Après les nombreuses plaintes provoquées par les effets secondaires de sa nouvelle formule, l'ancien Levothyrox a fait son retour ce lundi dans les pharmacies, mais le nombre de boîtes est limité et les conditions de délivrance sont drastiques comme le constatent certains officines rennaises.
"J'appréhende cette journée. On ne sait pas encore si on sera livré cet après-midi (lundi) ou demain (mardi). Je ne sais pas ce que je vais dire aux patients": comme cette pharmacienne de la périphérie de Rennes qui veut garder l'anonymat, nombre d'officines craignent de subir la colère de patients frustrés. En une heure, lundi matin, Michel Duval, responsable d'une pharmacie à Rennes, a déjà enregistré six demandes pour l'Euthyrox. "Si le grossiste ne nous a pas livrés à 14 h, on ira les chercher nous-mêmes", assure-t-il à l'AFP. "C'est un énorme problème, il faut vraiment que les gens aient l'ancienne formule", peste-t-il.Importée d'Allemagne, l'ancienne formule de ce médicament pour la thyroïde est disponible à partir de lundi sous le nom d'Euthyrox. C'est ce nom que les ordonnances doivent impérativement mentionner, et elles doivent être postérieures au 14 septembre, comme l'a indiqué samedi l'Agence du médicament (ANSM) aux pharmaciens.
Cette date a fait l'objet d'un rétropédalage dans la journée de samedi : dans un premier message, le matin, l'ANSM l'avait fixée au 1er octobre, soit dimanche, ce qui aurait obligé les patients à consulter le médecin lundi matin avant d'aller en pharmacie.
Euthyrox (fabriqué par le laboratoire Merck comme le Levothyrox) sera disponible "pour une durée et des quantités limitées (130.000 boîtes de 100 comprimés en huit dosages différents)" pour les 22.000 pharmacies de France, a souligné l'ANSM.

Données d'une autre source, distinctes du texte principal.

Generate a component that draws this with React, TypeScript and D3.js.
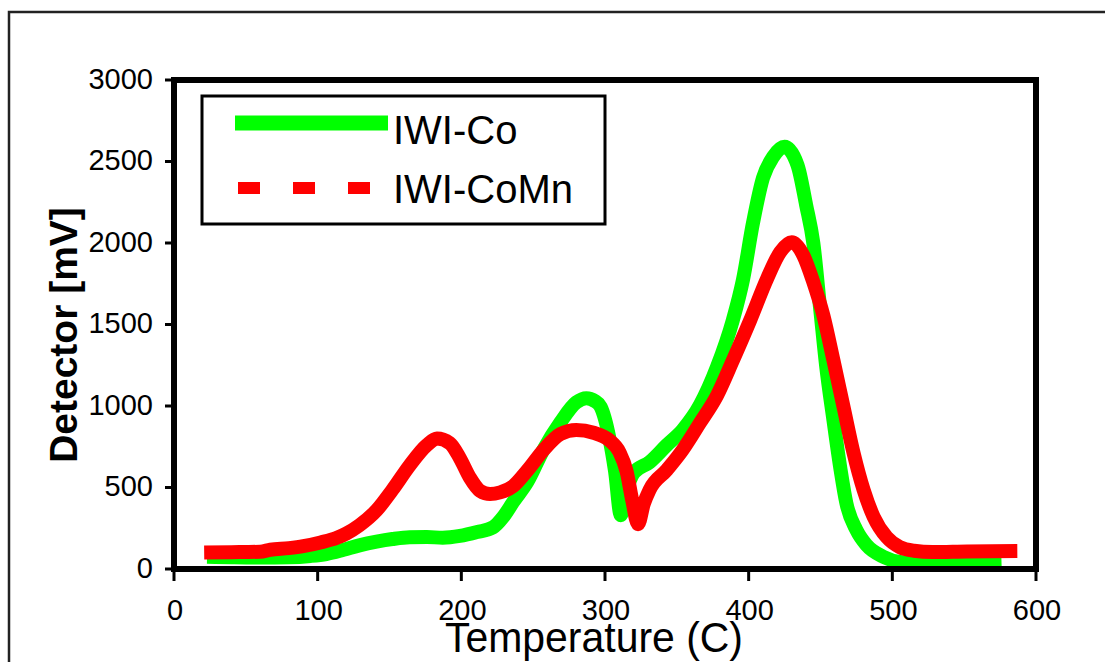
import React from "react";
import * as d3 from "d3";

// Temperature (C) vs Detector (mV)
const coTemps = [23, 40, 60, 80, 95, 106, 118, 129, 141, 152, 164, 176, 187, 199, 211, 222, 229, 236, 246, 257, 269, 280, 287, 293, 297, 303, 307, 311, 315, 320, 331, 343, 354, 366, 378, 389, 396, 403, 410, 417, 425, 434, 440, 445, 450, 454, 459, 464, 468, 475, 482, 494, 505, 528, 576];
const coValues = [75, 72, 70, 72, 80, 92, 118, 145, 168, 184, 195, 196, 192, 203, 227, 255, 318, 410, 535, 730, 900, 1022, 1048, 1030, 995, 805, 600, 330, 480, 590, 655, 760, 853, 1005, 1240, 1527, 1773, 2123, 2400, 2528, 2590, 2478, 2233, 2000, 1577, 1240, 914, 607, 404, 239, 147, 74, 43, 30, 38];

const coMnTemps = [21, 40, 60, 67, 80, 90, 102, 113, 120, 129, 141, 152, 164, 176, 183, 192, 199, 206, 213, 220, 227, 236, 246, 257, 269, 280, 292, 303, 310, 315, 319, 323, 327, 331, 343, 354, 366, 378, 389, 401, 413, 422, 430, 438, 445, 452, 459, 466, 473, 480, 487, 496, 505, 515, 528, 552, 587];
const coMnValues = [101, 103, 106, 118, 128, 140, 163, 190, 218, 268, 360, 485, 635, 760, 800, 772, 680, 560, 480, 460, 470, 508, 605, 728, 828, 853, 836, 790, 718, 600, 420, 275, 400, 485, 607, 730, 895, 1065, 1280, 1525, 1785, 1945, 2005, 1925, 1760, 1555, 1280, 995, 712, 485, 320, 196, 135, 112, 104, 108, 110];

const xTicks = [0, 100, 200, 300, 400, 500, 600];
const yTicks = [0, 500, 1000, 1500, 2000, 2500, 3000];
const seriesNames = ["IWI-Co", "IWI-CoMn"];

const FONT = "'Liberation Sans', Arial, sans-serif";

export default function App() {
  const left = 174, right = 1036, top = 80, bottom = 569;
  const x = d3.scaleLinear().domain([0, 600]).range([left, right]);
  const y = d3.scaleLinear().domain([0, 3000]).range([bottom, top]);

  const line = d3
    .line<[number, number]>()
    .x((d) => x(d[0]))
    .y((d) => y(d[1]))
    .curve(d3.curveMonotoneX);

  const coPts: [number, number][] = coTemps.map((t, i) => [t, coValues[i]]);
  const coMnPts: [number, number][] = coMnTemps.map((t, i) => [t, coMnValues[i]]);

  return (
    <svg
      width={1105}
      height={662}
      style={{ position: "fixed", left: 0, top: 0, background: "#fff" }}
    >
      <rect x={0} y={0} width={1105} height={662} fill="#fff" />
      {/* outer border */}
      <rect x={9} y={12} width={1200} height={700} fill="none" stroke="#222" strokeWidth={2.5} />

      {/* series */}
      <path d={line(coPts) || ""} fill="none" stroke="#00ff00" strokeWidth={14} strokeLinejoin="round" />
      <path d={line(coMnPts) || ""} fill="none" stroke="#ff0000" strokeWidth={14} strokeLinejoin="round" />

      {/* frame */}
      <rect x={left} y={top} width={right - left} height={bottom - top} fill="none" stroke="#000" strokeWidth={6} />

      {/* y ticks */}
      {yTicks.map((t) => (
        <g key={"y" + t}>
          <line x1={165} x2={left} y1={y(t)} y2={y(t)} stroke="#000" strokeWidth={3} />
          <text
            x={153}
            y={y(t) + 8.5}
            textAnchor="end"
            fontFamily={FONT}
            fontSize={29}
            fill="#000"
          >
            {t}
          </text>
        </g>
      ))}

      {/* x ticks */}
      {xTicks.map((t) => (
        <g key={"x" + t}>
          <line x1={x(t)} x2={x(t)} y1={bottom} y2={581} stroke="#000" strokeWidth={3} />
          <text
            x={x(t) + 1}
            y={620}
            textAnchor="middle"
            fontFamily={FONT}
            fontSize={29}
            fill="#000"
          >
            {t}
          </text>
        </g>
      ))}

      {/* axis titles */}
      <text
        x={594}
        y={652}
        textAnchor="middle"
        fontFamily={FONT}
        fontSize={42}
        fill="#000"
        textLength={298}
        lengthAdjust="spacingAndGlyphs"
      >
        Temperature (C)
      </text>
      <text
        transform="translate(77,335) rotate(-90)"
        textAnchor="middle"
        fontFamily={FONT}
        fontSize={39}
        fontWeight="bold"
        fill="#000"
      >
        Detector [mV]
      </text>

      {/* legend */}
      <rect x={202} y={96} width={403} height={128} fill="#fff" stroke="#000" strokeWidth={3} />
      <line x1={235} x2={388} y1={123} y2={123} stroke="#00ff00" strokeWidth={15} />
      <line
        x1={238}
        x2={374}
        y1={188}
        y2={188}
        stroke="#ff0000"
        strokeWidth={12}
        strokeDasharray="22 33"
      />
      <text x={393} y={144} fontFamily={FONT} fontSize={40} fill="#000">
        {seriesNames[0]}
      </text>
      <text x={393} y={203} fontFamily={FONT} fontSize={40} fill="#000">
        {seriesNames[1]}
      </text>
    </svg>
  );
}
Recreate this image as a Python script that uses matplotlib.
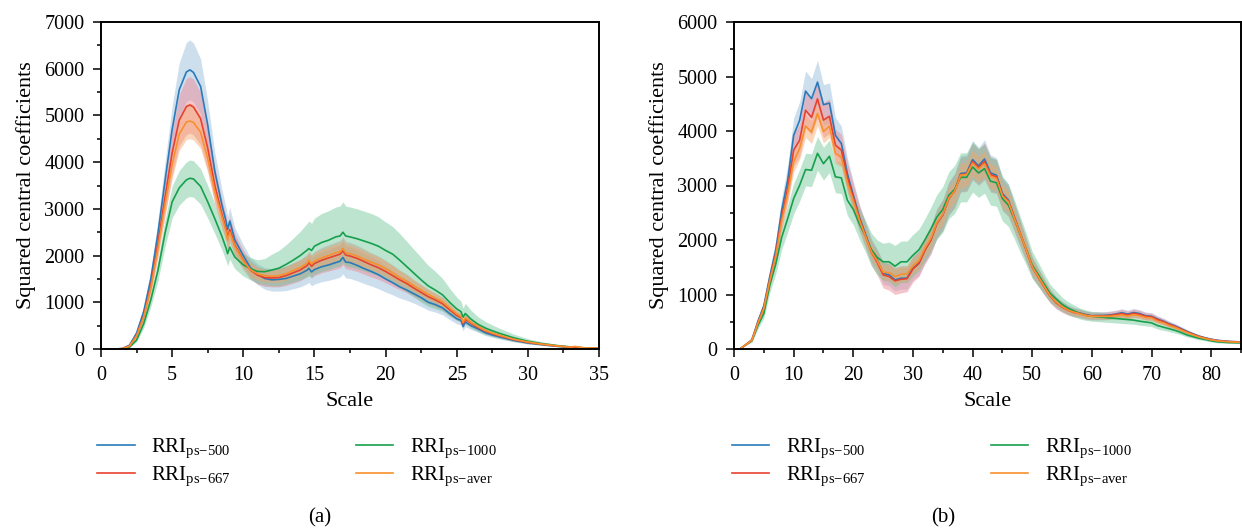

Selon l'Agence, l'Euthyrox ne doit donc être prescrit qu'en "dernier recours", aux patients qui se plaignent d'effets secondaires (crampes, maux de tête, vertiges, perte de cheveux) liés au nouveau Levothyrox. Les autorités de santé estiment à plus de 9.000 le nombre de patients qui ont signalé à l'ANSM des effets indésirables.
Et après?
Chantal L'Hoir, de l'Association française des malades de la thyroïde (AFMT), estime que cette journée "ne se passe pas bien". Cette association, qui a mené la fronde contre la nouvelle formule du médicament, déplore "que l'administration sanitaire française ne puisse garantir un approvisionnement en Levothyrox ancienne formule que pendant une durée excessivement limitée, trois mois, et pour un nombre restreint de traitements".
"Le nombre de boîtes nous semble sous-évalué, et de nombreux patients risquent d'avoir les plus grandes difficultés à l'obtenir", abonde une autre association, Vivre sans thyroïde.
Le recours à l'Euthyrox "n'est pas une solution", déclare à l'AFP une pharmacienne rennaise, qui ne veut pas être citée. "Ce n'est que transitoire, et après ?" s'interroge-t-elle. Selon elle, "quelques personnes ont des effets indésirables mais ce n'est pas la majorité, et certains se sont sentis mal après avoir appris à la télé qu'il pouvait y avoir des effets indésirables".
La nouvelle formule du Levothyrox a été mise sur le marché fin mars. C'est l'ANSM qui l'a réclamée en 2012 au laboratoire afin, selon elle, de rendre le produit plus stable. Le changement de formule ne porte pas sur le principe actif mais sur d'autres substances, les excipients. Face à la colère de patients signalant des effets secondaires, la ministre de la Santé Agnès Buzyn avait annoncé le 15 septembre le retour en pharmacie sous
quinze jours de l'ancienne formule du Levothyrox et de médicaments alternatifs sous un mois.
Selon l'ANSM, un autre médicament, le L-Thyroxin Henning (laboratoire Sanofi), sera disponible à partir de mi-octobre. Un médicament sous forme de gouttes, le L-Thyroxine (laboratoire Serb), existe également, mais est prescrit en priorité aux enfants et aux personnes qui ont des troubles de la déglutition.
Au total, trois millions de patients prennent du Levothyrox en France (premier marché mondial) pour soigner l'hypothyroïdie ou après une opération de cancer de la thyroïde.